One surprising insight that we found was related to cancellation rates and deposit types. We found that bookings that did not require deposits had a much lower cancellation rate than those that had a non-refundable deposit. The bookings that required non-refundable deposits actually had a almost 100% cancellation rate, while those bookings that did not require deposits had closer to a 30% cancellation rate. The hotels should look into which bookings require deposits and which ones don’t to further narrow down why those that require a non-refundable deposit have an extremely high cancellation rate.
One factor that we found had some level of correlation with cancellation rates was the total stay length. While shorter stays obviously still had cancellations, we found that canceling was more common among longer stays. On the flip side, shorter stays often brought pickier customers, as special requests tended to be higher for these stays. In order to minimize cancellations while also maximizing occupancy rates, hotels should try incentivizing medium length stays, as they tend to have lower special requests and cancellation rates.
When looking at the companies and agents who book frequently and generate a lot of revenue, we identified several agents and companies who have a 100% cancellation rate, indicating that some form of preventative action might be needed. We also identified frequent bookers and which ones spend more lavishly, so targeted advertising might be in order to increase profits with those agents and companies.

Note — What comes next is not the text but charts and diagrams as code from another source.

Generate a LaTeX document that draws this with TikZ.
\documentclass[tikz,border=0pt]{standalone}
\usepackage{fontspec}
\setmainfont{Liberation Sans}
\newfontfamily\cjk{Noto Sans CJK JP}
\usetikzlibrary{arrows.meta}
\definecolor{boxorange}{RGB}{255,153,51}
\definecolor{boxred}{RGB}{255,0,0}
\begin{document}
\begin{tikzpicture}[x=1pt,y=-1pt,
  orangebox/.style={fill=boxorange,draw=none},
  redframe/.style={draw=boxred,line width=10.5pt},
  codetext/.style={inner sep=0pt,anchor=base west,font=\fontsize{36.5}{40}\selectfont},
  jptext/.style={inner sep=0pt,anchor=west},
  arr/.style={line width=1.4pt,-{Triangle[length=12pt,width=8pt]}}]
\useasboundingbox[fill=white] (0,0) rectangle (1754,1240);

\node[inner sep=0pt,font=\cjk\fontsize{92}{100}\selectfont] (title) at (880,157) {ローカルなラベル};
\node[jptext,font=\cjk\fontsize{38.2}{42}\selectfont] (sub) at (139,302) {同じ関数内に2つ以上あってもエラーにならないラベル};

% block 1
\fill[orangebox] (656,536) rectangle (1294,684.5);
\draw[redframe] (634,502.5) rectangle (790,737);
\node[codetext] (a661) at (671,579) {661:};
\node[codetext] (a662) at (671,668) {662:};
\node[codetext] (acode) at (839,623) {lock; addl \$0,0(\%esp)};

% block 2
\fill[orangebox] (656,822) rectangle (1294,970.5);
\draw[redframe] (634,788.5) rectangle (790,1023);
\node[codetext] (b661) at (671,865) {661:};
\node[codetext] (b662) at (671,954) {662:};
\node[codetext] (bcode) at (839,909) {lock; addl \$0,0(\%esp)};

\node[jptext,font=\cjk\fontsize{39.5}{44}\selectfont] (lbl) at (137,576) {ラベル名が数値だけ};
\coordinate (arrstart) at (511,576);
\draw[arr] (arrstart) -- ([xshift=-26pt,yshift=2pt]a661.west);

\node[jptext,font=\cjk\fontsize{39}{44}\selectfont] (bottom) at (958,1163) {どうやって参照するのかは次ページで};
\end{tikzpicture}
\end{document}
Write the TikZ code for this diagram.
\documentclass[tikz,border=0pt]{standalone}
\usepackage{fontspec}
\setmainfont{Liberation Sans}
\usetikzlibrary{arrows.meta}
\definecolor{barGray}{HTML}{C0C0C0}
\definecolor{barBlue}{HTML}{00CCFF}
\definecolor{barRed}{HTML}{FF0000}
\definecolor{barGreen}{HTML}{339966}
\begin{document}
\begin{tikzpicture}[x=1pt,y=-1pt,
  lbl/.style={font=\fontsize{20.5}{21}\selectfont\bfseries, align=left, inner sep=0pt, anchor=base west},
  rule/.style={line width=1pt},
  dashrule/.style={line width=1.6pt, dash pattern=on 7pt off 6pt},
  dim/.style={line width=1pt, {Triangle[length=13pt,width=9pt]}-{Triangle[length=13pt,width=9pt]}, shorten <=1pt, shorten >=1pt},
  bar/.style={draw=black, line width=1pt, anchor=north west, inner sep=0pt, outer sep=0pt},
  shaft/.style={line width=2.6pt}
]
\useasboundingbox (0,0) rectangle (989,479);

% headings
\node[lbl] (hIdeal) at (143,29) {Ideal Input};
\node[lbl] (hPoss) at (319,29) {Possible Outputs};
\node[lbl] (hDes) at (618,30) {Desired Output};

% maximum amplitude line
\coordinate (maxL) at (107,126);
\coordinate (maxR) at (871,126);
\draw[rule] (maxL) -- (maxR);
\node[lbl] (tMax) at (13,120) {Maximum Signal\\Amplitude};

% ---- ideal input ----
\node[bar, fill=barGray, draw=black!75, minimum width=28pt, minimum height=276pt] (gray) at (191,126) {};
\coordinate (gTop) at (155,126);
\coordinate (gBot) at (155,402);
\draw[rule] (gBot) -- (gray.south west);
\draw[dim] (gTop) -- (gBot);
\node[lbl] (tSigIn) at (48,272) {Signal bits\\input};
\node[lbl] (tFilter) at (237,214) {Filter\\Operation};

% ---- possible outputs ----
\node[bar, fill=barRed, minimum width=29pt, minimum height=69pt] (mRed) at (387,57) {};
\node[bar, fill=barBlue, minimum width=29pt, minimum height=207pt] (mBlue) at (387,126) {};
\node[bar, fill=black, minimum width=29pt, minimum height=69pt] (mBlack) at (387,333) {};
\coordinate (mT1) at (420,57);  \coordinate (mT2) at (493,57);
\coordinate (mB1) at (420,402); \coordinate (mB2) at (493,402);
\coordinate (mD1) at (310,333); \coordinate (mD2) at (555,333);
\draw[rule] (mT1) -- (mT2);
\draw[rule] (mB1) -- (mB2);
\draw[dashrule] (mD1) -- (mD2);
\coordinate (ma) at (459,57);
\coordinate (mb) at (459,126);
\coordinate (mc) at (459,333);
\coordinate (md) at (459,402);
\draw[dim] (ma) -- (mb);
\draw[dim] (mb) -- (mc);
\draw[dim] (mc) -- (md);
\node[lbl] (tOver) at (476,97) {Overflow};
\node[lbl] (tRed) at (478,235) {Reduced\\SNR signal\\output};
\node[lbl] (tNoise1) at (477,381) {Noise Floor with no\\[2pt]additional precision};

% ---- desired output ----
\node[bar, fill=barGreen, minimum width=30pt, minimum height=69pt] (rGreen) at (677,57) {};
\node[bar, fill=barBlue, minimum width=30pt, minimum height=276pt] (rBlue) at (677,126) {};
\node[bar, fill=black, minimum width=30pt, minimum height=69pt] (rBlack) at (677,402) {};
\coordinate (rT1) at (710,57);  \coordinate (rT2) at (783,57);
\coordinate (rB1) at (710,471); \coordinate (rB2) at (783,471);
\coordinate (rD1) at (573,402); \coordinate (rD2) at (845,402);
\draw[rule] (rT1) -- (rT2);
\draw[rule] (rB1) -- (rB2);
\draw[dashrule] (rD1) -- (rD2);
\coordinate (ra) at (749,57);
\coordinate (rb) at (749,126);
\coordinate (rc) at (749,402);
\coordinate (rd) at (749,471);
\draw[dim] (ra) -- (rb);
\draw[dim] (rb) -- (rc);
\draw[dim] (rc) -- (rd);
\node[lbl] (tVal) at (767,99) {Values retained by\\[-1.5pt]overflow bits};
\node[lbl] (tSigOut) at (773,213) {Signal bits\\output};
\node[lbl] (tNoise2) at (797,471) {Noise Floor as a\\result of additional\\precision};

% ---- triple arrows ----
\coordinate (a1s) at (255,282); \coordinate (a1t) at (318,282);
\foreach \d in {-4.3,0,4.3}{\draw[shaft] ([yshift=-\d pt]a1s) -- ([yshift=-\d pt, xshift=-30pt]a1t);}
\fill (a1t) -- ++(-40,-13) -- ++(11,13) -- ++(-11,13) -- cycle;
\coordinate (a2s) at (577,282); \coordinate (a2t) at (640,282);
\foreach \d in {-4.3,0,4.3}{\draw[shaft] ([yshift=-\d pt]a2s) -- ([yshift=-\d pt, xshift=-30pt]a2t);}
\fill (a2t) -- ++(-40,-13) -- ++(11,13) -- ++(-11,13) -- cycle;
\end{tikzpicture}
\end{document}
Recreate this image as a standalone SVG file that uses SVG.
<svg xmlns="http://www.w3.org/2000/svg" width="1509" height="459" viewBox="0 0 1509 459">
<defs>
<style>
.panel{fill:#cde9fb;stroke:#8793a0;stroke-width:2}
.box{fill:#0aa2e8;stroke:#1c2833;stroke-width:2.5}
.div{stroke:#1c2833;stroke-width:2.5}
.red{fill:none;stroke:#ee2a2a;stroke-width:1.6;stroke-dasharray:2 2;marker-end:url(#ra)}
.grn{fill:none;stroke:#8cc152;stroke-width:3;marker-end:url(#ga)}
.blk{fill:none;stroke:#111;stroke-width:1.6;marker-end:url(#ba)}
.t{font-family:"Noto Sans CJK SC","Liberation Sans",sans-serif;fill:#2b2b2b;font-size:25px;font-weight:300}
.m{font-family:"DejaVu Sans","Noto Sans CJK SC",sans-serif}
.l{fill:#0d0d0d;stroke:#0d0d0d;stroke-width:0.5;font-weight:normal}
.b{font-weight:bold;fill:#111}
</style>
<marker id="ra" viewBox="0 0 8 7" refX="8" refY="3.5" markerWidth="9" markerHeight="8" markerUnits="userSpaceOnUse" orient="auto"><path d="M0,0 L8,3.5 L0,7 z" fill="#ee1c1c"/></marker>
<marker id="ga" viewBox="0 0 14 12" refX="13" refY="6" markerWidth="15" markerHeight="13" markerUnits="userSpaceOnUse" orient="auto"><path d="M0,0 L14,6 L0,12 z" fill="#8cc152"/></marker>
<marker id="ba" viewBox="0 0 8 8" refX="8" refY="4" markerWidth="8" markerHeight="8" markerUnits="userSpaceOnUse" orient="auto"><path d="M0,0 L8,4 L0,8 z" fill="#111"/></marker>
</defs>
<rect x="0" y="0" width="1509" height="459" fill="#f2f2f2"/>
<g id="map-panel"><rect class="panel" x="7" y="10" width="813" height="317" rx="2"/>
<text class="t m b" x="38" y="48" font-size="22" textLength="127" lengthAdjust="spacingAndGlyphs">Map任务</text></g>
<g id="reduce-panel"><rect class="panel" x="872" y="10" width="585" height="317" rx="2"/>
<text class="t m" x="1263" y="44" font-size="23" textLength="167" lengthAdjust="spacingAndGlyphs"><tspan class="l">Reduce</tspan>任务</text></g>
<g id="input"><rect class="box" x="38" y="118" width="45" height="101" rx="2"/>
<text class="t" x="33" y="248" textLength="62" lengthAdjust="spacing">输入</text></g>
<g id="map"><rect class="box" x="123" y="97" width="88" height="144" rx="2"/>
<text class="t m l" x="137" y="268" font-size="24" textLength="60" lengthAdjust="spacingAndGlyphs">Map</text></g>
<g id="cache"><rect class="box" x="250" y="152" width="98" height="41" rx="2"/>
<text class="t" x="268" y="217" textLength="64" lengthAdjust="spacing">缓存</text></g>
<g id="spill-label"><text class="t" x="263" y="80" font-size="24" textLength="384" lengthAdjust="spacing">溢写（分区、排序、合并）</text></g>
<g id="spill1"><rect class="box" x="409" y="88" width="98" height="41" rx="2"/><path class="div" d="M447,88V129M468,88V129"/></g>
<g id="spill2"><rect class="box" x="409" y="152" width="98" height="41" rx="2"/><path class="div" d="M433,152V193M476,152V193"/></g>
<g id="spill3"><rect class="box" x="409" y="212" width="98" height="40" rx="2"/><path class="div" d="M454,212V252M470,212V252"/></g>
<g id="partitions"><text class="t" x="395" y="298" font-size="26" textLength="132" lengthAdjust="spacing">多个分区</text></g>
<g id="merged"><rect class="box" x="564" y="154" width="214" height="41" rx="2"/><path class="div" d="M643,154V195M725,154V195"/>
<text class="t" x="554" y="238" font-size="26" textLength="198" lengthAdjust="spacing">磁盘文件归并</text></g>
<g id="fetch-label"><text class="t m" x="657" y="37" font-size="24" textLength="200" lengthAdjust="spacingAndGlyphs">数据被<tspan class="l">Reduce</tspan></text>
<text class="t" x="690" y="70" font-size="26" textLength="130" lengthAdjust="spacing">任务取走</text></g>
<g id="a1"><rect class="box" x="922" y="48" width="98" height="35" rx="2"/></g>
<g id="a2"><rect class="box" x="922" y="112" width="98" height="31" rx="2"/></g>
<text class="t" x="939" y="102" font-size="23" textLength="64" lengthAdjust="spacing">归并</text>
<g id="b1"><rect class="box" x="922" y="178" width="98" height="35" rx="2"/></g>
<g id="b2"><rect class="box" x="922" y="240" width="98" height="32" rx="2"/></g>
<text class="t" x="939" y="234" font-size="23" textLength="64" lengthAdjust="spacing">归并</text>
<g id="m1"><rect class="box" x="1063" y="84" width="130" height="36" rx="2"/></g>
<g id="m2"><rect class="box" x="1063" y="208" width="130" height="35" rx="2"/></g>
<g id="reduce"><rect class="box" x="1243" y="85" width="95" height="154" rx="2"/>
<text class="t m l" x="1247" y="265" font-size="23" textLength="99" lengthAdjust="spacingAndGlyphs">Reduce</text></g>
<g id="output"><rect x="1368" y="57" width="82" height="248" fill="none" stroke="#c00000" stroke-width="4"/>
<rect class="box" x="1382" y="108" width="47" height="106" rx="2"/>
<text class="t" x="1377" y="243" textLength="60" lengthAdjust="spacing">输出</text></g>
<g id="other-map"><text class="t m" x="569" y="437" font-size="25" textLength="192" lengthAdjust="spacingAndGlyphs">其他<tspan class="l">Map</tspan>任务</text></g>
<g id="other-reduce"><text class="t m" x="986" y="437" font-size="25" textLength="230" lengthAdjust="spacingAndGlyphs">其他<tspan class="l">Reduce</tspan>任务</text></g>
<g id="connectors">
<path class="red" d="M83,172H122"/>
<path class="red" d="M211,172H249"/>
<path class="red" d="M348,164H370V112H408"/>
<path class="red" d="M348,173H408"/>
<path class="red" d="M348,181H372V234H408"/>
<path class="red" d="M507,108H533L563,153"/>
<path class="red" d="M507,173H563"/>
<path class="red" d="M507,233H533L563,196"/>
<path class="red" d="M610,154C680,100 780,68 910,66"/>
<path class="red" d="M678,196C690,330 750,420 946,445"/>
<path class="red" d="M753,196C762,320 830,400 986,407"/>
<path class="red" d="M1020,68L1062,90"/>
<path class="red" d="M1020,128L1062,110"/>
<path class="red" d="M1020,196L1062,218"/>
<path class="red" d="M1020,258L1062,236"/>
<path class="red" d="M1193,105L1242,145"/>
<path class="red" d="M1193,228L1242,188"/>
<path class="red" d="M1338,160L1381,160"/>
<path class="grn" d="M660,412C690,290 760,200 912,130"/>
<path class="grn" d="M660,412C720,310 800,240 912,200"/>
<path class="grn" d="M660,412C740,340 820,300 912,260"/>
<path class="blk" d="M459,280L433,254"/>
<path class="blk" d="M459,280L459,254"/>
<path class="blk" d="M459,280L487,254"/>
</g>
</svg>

Overall, while we conducted our analysis with the assumption that cancellations were bad, cancellations could actually be beneficial if the right steps are taken. If the hotels require non-refundable deposits for bookings and then ultimately cancel, then that is added revenue towards the hotels. We can take the data that we collected to attach non-refundable deposits to those groups that have the highest rate of cancellations. The hotel can also utilize overbooking to maximize revenue generated and dampen the effects of cancellations.